* start Raw data *

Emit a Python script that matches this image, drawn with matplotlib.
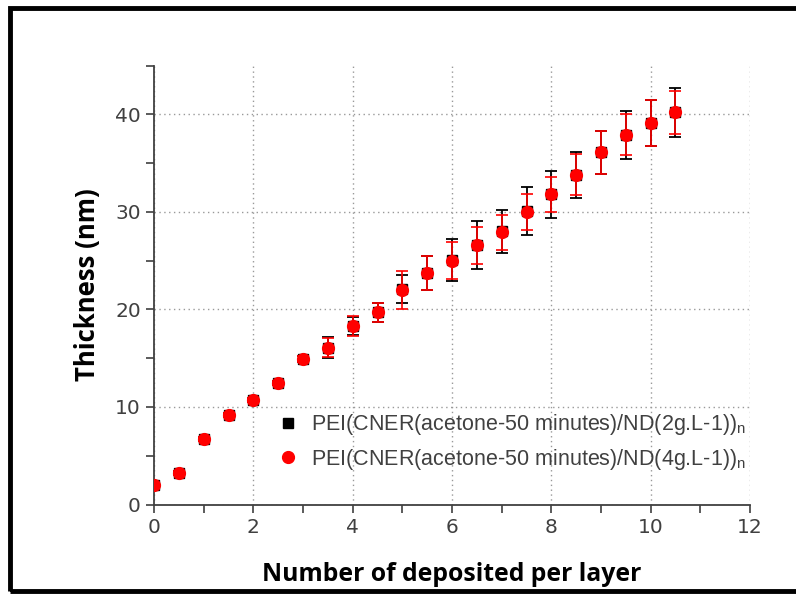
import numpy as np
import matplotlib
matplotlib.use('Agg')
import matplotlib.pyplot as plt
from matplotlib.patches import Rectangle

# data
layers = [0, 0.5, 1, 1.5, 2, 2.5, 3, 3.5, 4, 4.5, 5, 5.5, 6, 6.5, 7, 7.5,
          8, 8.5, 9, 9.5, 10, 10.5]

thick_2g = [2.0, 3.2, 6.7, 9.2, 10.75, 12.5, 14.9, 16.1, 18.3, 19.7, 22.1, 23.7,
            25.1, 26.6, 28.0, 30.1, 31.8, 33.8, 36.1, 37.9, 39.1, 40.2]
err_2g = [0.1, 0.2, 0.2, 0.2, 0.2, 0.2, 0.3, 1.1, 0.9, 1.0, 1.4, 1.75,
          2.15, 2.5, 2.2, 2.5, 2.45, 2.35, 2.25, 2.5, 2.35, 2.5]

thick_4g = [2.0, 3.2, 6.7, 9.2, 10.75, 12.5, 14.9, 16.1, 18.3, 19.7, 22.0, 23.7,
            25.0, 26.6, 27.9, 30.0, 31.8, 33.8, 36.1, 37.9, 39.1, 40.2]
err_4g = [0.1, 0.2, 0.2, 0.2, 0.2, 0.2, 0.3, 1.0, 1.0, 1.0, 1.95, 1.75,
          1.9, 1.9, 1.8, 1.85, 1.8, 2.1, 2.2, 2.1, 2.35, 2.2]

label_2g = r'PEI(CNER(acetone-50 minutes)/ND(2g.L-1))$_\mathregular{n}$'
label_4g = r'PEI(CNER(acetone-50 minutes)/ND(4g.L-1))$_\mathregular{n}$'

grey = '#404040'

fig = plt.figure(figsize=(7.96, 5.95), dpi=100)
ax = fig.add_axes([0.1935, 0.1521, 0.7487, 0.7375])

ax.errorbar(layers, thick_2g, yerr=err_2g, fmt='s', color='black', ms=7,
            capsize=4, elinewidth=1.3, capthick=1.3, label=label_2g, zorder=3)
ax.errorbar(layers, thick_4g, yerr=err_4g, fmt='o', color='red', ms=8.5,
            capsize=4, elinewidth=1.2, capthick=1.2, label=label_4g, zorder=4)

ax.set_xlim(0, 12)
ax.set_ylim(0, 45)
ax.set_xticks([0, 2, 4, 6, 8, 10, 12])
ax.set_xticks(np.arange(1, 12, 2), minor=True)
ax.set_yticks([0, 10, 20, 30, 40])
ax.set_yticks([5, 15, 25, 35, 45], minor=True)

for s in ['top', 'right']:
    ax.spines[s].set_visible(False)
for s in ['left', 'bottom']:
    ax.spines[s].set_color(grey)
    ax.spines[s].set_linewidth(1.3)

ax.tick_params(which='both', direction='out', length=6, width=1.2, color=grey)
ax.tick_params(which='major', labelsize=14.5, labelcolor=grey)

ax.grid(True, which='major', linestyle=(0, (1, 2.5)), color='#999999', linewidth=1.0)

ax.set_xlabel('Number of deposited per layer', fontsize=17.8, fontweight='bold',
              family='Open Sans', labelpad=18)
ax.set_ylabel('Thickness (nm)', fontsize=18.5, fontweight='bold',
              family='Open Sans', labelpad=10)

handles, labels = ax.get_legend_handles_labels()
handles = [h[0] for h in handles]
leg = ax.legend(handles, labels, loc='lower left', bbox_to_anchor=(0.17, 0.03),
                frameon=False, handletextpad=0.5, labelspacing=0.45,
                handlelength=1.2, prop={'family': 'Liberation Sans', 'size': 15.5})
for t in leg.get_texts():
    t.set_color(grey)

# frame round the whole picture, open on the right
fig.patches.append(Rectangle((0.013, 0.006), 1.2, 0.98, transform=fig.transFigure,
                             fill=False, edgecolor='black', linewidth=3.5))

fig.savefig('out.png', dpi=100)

* end Raw data *

## Set exercise
Restate each line from the start of the listing through the line bearing "ax.set_yticks([5, 15, 25, 35, 45], minor=True)" word for word. Drop the pictures.

## Result below
Emit a Python script that matches this image, drawn with matplotlib.
import numpy as np
import matplotlib
matplotlib.use('Agg')
import matplotlib.pyplot as plt
from matplotlib.patches import Rectangle

# data
layers = [0, 0.5, 1, 1.5, 2, 2.5, 3, 3.5, 4, 4.5, 5, 5.5, 6, 6.5, 7, 7.5,
          8, 8.5, 9, 9.5, 10, 10.5]

thick_2g = [2.0, 3.2, 6.7, 9.2, 10.75, 12.5, 14.9, 16.1, 18.3, 19.7, 22.1, 23.7,
            25.1, 26.6, 28.0, 30.1, 31.8, 33.8, 36.1, 37.9, 39.1, 40.2]
err_2g = [0.1, 0.2, 0.2, 0.2, 0.2, 0.2, 0.3, 1.1, 0.9, 1.0, 1.4, 1.75,
          2.15, 2.5, 2.2, 2.5, 2.45, 2.35, 2.25, 2.5, 2.35, 2.5]

thick_4g = [2.0, 3.2, 6.7, 9.2, 10.75, 12.5, 14.9, 16.1, 18.3, 19.7, 22.0, 23.7,
            25.0, 26.6, 27.9, 30.0, 31.8, 33.8, 36.1, 37.9, 39.1, 40.2]
err_4g = [0.1, 0.2, 0.2, 0.2, 0.2, 0.2, 0.3, 1.0, 1.0, 1.0, 1.95, 1.75,
          1.9, 1.9, 1.8, 1.85, 1.8, 2.1, 2.2, 2.1, 2.35, 2.2]

label_2g = r'PEI(CNER(acetone-50 minutes)/ND(2g.L-1))$_\mathregular{n}$'
label_4g = r'PEI(CNER(acetone-50 minutes)/ND(4g.L-1))$_\mathregular{n}$'

grey = '#404040'

fig = plt.figure(figsize=(7.96, 5.95), dpi=100)
ax = fig.add_axes([0.1935, 0.1521, 0.7487, 0.7375])

ax.errorbar(layers, thick_2g, yerr=err_2g, fmt='s', color='black', ms=7,
            capsize=4, elinewidth=1.3, capthick=1.3, label=label_2g, zorder=3)
ax.errorbar(layers, thick_4g, yerr=err_4g, fmt='o', color='red', ms=8.5,
            capsize=4, elinewidth=1.2, capthick=1.2, label=label_4g, zorder=4)

ax.set_xlim(0, 12)
ax.set_ylim(0, 45)
ax.set_xticks([0, 2, 4, 6, 8, 10, 12])
ax.set_xticks(np.arange(1, 12, 2), minor=True)
ax.set_yticks([0, 10, 20, 30, 40])
ax.set_yticks([5, 15, 25, 35, 45], minor=True)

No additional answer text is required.